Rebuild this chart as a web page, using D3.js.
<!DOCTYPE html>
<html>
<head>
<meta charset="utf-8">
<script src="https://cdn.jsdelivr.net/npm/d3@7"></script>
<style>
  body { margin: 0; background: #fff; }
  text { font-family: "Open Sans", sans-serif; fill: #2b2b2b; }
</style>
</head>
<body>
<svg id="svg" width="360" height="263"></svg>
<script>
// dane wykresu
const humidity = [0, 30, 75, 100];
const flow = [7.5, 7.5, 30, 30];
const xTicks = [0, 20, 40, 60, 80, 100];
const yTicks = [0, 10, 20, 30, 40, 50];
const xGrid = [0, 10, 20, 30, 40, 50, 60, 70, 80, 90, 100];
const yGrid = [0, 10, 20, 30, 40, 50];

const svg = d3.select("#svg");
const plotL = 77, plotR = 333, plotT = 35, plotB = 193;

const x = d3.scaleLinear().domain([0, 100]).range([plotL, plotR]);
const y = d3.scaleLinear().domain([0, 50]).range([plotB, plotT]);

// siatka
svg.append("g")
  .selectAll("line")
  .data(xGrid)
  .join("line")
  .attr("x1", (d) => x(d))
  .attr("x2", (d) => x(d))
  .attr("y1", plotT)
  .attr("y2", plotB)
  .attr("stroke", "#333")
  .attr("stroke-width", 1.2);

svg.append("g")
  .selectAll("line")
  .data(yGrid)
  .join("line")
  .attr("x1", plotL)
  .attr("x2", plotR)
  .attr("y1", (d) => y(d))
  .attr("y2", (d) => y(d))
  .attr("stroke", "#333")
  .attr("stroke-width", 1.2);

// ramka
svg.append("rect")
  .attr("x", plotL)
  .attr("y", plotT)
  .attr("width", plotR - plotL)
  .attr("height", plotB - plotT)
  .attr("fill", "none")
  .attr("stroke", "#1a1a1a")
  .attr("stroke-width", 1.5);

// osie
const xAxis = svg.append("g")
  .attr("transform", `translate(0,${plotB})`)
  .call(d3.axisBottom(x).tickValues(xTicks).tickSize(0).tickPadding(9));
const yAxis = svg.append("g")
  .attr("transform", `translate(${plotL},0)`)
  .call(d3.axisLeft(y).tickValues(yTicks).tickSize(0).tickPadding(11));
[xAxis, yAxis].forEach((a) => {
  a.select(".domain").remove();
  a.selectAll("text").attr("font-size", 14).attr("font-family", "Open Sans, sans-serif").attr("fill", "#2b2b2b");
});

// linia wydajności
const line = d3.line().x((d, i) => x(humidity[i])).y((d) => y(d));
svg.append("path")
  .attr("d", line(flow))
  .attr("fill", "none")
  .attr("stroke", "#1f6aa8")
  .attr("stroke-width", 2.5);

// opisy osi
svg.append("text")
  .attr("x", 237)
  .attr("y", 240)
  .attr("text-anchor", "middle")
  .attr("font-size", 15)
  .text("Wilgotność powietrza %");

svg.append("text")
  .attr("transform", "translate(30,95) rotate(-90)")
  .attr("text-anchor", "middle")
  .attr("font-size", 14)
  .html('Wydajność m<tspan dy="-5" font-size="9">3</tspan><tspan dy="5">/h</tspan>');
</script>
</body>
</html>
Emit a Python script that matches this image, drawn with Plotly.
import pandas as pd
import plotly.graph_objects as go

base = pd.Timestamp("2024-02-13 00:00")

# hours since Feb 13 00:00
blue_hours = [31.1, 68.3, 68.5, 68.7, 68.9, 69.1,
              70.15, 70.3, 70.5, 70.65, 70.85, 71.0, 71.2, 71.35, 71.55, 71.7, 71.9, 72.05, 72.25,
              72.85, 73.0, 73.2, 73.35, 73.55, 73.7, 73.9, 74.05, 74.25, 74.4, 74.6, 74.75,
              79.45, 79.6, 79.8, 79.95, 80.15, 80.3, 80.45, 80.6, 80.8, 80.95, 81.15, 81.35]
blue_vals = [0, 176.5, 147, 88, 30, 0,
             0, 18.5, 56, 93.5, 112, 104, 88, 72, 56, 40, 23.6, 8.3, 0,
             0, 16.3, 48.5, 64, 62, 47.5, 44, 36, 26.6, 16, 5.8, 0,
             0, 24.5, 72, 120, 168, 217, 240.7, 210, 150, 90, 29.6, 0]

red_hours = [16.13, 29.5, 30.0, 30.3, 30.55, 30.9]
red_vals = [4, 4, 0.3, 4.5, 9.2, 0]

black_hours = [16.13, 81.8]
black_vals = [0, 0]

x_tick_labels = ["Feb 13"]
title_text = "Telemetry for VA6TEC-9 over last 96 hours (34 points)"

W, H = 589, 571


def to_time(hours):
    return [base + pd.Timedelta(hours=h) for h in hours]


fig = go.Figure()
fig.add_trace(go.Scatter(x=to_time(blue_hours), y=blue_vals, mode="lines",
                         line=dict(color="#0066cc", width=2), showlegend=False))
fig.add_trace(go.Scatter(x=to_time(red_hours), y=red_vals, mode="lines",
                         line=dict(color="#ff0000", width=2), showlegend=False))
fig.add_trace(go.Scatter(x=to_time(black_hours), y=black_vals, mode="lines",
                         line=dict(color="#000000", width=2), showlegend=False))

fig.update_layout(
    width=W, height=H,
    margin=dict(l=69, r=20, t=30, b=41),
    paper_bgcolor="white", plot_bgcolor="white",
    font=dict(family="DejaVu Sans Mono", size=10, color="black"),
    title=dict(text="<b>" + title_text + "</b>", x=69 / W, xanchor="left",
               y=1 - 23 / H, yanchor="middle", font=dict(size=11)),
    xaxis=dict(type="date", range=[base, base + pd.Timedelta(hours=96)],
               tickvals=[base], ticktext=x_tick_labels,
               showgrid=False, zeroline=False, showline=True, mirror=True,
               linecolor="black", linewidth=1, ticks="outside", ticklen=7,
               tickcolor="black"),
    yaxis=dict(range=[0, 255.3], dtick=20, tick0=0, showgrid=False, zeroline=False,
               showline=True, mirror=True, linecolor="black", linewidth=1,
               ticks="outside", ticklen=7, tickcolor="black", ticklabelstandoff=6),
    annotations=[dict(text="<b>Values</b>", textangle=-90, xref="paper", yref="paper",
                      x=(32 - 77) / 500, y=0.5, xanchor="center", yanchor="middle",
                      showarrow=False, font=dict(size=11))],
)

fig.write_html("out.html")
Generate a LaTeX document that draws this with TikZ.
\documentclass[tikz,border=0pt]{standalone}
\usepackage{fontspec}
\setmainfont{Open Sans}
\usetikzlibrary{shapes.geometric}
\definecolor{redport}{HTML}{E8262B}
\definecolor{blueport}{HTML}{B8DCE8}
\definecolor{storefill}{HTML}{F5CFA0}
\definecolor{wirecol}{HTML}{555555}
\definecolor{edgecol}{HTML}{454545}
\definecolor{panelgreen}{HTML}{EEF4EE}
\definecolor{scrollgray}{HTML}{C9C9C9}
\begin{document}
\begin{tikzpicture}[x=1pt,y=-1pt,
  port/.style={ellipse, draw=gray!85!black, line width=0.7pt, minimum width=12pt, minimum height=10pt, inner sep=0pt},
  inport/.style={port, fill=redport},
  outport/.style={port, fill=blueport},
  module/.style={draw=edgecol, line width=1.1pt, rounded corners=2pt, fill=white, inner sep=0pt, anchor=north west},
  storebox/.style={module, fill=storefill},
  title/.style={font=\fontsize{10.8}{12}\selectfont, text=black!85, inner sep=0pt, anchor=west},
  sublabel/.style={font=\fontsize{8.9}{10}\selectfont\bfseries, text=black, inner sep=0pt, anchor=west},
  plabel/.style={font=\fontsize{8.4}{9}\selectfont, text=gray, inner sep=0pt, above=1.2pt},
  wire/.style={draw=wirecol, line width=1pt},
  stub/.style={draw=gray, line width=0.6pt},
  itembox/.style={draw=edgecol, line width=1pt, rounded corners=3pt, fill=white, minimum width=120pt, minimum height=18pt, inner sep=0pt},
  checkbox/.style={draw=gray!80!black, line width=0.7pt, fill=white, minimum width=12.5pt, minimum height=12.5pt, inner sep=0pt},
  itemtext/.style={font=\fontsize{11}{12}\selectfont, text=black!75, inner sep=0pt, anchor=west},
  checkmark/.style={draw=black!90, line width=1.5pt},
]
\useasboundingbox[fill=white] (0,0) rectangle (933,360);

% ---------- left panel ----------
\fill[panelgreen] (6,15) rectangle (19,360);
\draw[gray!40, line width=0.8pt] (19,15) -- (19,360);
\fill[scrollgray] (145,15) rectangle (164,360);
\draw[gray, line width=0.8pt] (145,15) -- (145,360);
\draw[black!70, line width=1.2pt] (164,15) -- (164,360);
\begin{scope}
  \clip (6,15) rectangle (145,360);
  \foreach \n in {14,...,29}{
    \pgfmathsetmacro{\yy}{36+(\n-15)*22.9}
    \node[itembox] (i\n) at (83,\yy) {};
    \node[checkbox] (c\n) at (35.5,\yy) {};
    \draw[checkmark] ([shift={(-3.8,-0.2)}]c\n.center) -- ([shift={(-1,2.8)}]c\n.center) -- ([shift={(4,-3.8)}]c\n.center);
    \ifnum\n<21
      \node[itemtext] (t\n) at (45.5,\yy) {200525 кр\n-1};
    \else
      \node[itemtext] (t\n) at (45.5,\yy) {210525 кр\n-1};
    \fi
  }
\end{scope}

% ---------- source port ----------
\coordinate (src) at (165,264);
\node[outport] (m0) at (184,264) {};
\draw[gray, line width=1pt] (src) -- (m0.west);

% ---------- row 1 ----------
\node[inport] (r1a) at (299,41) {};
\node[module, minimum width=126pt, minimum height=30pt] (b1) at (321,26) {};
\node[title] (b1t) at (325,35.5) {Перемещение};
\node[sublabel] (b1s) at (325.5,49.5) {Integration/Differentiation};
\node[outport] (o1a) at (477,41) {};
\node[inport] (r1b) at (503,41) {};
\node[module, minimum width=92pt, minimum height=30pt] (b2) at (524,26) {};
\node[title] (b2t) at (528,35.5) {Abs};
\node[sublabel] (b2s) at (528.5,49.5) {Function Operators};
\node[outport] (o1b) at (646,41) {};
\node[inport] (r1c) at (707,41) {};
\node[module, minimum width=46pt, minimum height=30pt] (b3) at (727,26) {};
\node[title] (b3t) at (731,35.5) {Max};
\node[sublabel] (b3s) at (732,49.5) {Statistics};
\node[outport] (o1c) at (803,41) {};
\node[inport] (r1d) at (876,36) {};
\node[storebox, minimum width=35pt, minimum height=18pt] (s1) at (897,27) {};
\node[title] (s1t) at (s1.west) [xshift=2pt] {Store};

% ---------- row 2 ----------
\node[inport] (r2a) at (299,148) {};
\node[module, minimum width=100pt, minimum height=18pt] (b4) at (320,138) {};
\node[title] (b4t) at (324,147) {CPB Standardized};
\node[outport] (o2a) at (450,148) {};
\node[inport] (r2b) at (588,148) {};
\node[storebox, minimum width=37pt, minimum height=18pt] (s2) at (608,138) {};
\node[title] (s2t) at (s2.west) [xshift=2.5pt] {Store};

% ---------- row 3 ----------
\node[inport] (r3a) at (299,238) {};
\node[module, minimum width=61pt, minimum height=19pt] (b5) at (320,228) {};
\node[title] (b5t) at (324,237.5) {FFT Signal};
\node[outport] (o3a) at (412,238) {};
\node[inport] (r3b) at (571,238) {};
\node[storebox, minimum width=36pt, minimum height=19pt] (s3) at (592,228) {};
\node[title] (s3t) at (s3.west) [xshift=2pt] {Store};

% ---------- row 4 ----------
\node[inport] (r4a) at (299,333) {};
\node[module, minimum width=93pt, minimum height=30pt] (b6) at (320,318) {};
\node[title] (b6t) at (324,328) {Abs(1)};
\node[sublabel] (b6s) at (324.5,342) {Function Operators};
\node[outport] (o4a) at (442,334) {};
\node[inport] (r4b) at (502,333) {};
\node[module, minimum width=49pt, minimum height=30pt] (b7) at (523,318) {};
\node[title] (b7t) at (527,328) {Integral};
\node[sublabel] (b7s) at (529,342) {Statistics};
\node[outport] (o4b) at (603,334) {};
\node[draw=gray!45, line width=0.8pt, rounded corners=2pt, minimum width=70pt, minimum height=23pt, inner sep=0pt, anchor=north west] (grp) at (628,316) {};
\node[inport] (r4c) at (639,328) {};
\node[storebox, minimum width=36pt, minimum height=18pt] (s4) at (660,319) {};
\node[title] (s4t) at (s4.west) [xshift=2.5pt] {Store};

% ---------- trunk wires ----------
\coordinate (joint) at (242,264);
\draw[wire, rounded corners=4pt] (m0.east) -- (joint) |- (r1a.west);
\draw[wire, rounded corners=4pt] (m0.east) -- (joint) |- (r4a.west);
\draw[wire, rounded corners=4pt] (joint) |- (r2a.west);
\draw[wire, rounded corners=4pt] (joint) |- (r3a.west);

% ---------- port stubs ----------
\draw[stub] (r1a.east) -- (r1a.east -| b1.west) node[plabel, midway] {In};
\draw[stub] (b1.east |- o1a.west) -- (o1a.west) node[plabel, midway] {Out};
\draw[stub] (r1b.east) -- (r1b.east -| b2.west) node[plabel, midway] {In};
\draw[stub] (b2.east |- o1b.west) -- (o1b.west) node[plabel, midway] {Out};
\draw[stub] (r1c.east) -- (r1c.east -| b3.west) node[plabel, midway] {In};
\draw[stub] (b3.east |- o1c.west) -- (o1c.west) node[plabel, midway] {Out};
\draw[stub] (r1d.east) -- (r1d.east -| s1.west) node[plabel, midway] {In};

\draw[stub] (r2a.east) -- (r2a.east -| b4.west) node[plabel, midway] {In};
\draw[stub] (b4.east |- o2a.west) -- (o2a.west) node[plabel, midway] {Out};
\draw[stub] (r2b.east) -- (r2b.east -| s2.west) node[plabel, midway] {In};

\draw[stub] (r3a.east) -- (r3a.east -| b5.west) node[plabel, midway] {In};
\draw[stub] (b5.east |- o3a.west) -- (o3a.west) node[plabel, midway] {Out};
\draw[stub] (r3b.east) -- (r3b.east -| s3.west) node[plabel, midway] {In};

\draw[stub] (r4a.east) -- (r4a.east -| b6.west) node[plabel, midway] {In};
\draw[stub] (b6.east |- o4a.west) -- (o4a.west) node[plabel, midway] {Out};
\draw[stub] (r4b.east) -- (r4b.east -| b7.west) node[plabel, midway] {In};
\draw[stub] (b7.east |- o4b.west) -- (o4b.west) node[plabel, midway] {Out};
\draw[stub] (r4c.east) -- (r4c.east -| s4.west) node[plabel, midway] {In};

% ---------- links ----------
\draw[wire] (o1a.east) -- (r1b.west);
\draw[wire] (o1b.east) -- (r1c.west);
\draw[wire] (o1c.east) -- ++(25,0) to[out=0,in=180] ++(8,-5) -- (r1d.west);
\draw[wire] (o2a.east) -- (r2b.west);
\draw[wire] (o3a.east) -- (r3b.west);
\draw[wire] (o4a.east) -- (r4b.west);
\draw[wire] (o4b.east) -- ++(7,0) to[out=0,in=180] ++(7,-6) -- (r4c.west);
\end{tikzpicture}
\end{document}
=======
Written exercise
Begin with the line containing "Emit a Python", end with the line containing "W, H = 589, 571", and repeat every line in that stretch exactly.

Solved exercise
Emit a Python script that matches this image, drawn with Plotly.
import pandas as pd
import plotly.graph_objects as go

base = pd.Timestamp("2024-02-13 00:00")

# hours since Feb 13 00:00
blue_hours = [31.1, 68.3, 68.5, 68.7, 68.9, 69.1,
              70.15, 70.3, 70.5, 70.65, 70.85, 71.0, 71.2, 71.35, 71.55, 71.7, 71.9, 72.05, 72.25,
              72.85, 73.0, 73.2, 73.35, 73.55, 73.7, 73.9, 74.05, 74.25, 74.4, 74.6, 74.75,
              79.45, 79.6, 79.8, 79.95, 80.15, 80.3, 80.45, 80.6, 80.8, 80.95, 81.15, 81.35]
blue_vals = [0, 176.5, 147, 88, 30, 0,
             0, 18.5, 56, 93.5, 112, 104, 88, 72, 56, 40, 23.6, 8.3, 0,
             0, 16.3, 48.5, 64, 62, 47.5, 44, 36, 26.6, 16, 5.8, 0,
             0, 24.5, 72, 120, 168, 217, 240.7, 210, 150, 90, 29.6, 0]

red_hours = [16.13, 29.5, 30.0, 30.3, 30.55, 30.9]
red_vals = [4, 4, 0.3, 4.5, 9.2, 0]

black_hours = [16.13, 81.8]
black_vals = [0, 0]

x_tick_labels = ["Feb 13"]
title_text = "Telemetry for VA6TEC-9 over last 96 hours (34 points)"

W, H = 589, 571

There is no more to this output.